BISCUITS + COUNTRY HAM GRAVY
With the arrival of the autumn equinox, this comfort-food classic gets elevated to a new level thanks to chef Jeremiah Langhorne of The Dabney in Washington, D.C. When a Virginia son tells you to add country ham to your gravy, you do it, and thank him later.
Recipe and photo courtesy of Jeremiah Langhorne and The Dabney.

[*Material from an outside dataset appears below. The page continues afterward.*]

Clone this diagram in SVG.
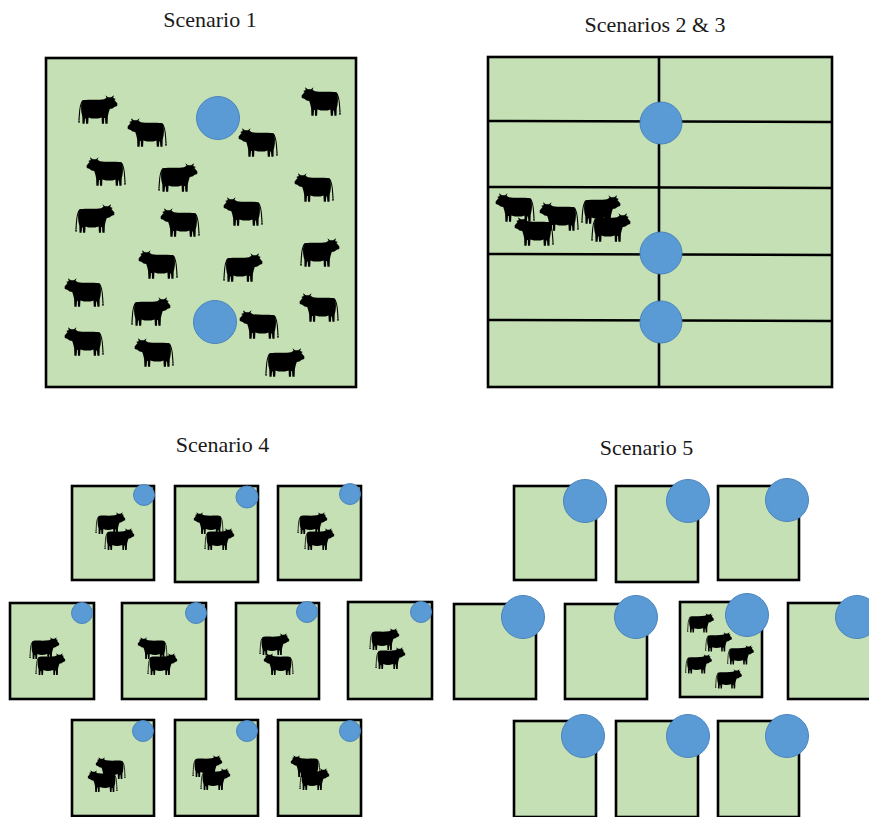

Yields about 6-8 large or 18-22 small.
- 6 cups White Lilly flour (Self-Rising)
- 2 1/4 cups high-quality buttermilk
- 1 lb. high-quality butter
- 25 grams of Salt
- 4 grams freshly ground black pepper
- 1 whole egg, plus 1 yolk
- 1 tsp. water
Yields about 6-8 cups.
- 6 oz. good-quality sliced country ham (such as Edwards)
- 4 cups milk
- 2 oz. butter
- 2 oz. flour
- Salt and cracked black pepper to taste
Dice butter and freeze. Preheat oven to 450 degrees Fahrenheit. Mix the flour, salt, and pepper, then chill. Cut the butter into flour using your hands or a tool. Once the flour will clump when squeezed, but still falls apart when you poke it, it’s ready. Using your hand like a whisk, mix the buttermilk into the flour, just until it comes together in a dough ball. Fold the dough back on itself a couple of times but be careful not to overwork it. Lay out on a flat floured surface and pat it down into a flat shape, about 2 inches thick. Using a ring mold of desired size, punch out biscuits. Grease the inside of a cast-iron pan with a small amount of butter. Place biscuits in pan and chill for 10 minutes in fridge. Mix egg wash by combining whole egg plus one yolk and water. Mix well with a whisk. Using a pastry brush (or back of spoon), apply to top of biscuits. Bake for 5 minutes at 450 degrees, then drop the oven temperature down to 375 and bake for another 5 to 8 minutes. Check to make sure they are fully baked by lifting one of the tops of the biscuits in the center and looking inside. It should look fluffy and cooked. If its gooey, it needs more time.
In a cast-iron pan on medium heat, fry half of your ham slices, especially the fattier ones, flipping them occasionally until all of the fat has rendered out. Remove the ham slices from the pan, place them on a towel to drain, and reserve for later. In the same pan that you rendered the ham in, add the butter and melt on medium heat until foamy. Whisk in the flour little by little until a roux is formed. Continue to cook roux for another 2 to 3 minutes to cook out the raw flour taste. Begin to add the milk one cup at a time, fully incorporating each time. At first, it will get really thick but continue to add the milk and you will see it return to a nice consistency. Season with salt and pepper to taste. The remaining ham should be chopped into small pieces and added to the gravy. If the gravy is too thick for your liking, simply add a little more milk but make sure to adjust the seasoning as well.